By the time we reach the third block we're facing a bookie who's likely to be on the cusp of a career change, who has a standard deviation of a whopping (for him) 5%. A punter with a standard deviation as high as 10% is still more likely than not to profit from a season's tussling with such a bookie. If her standard deviation is less than or equal to the bookie's, she'd marginally prefer to be Kelly-staking against him. At a 10% standard deviation, she'd rather be level-staking, though Kelly-staking is nonetheless profitable too.

In the fourth block we introduce a bookie with a small Home-team bias. This makes him very exploitable by a mythical perfect punter - with no bias and zero standard deviation - but also mildly exploitable by one with a 2.5% standard deviation.

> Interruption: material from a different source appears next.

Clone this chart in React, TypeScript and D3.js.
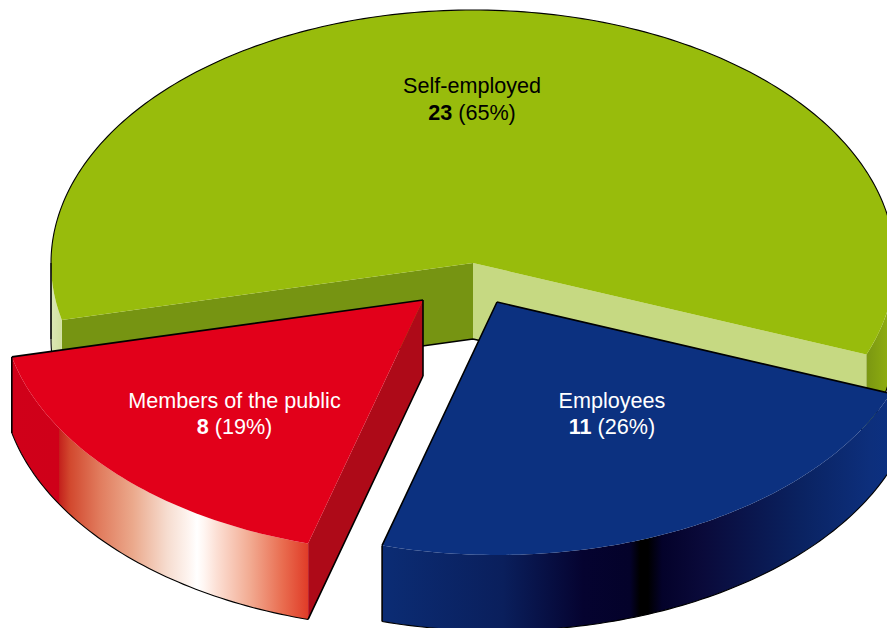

Later blocks add variability to the bookie's bias, then bias to the punter, and then both variability and bias to the bookie and to the punter. I'll leave these to the committed reader to review and interpret.

Looking across the 56 combinations that appear in the table, some principles and interesting observations emerge: 

• More variability is always bad for the punter in that it lowers the expected ROI and the probability of making a profit from level- and from Kelly-staking. It also increases the average wager size for Kelly-staking and increase the average number of wagers both for level-staking and for Kelly-wagering.
• A Home team bias for the punter has neither a universally good or bad effect on her returns. This is counterintuitive to me, and needs further investigation.
• A bookie with a zero standard deviation to his Home team probability estimates is very tough to beat unless the punter also has zero standard deviation or the bookie has a mild Home team bias.
• A bookie with non-zero standard deviation is exploitable, even by a punter with a large standard deviation
• Even in the most unfavourable of circumstances - say, for example, a biased punter with a huge standard deviation facing a perfect bookie - a profitable season is only odds of about 3/1.

There's a lot we can do now that this simulation tool is built, for example by modelling the bias and standard deviation as a function of the Home team probability. We can also, using other tools, seek to determine the relative impact of changing the various parameters for the bookie and for the punter on the punter's ROI.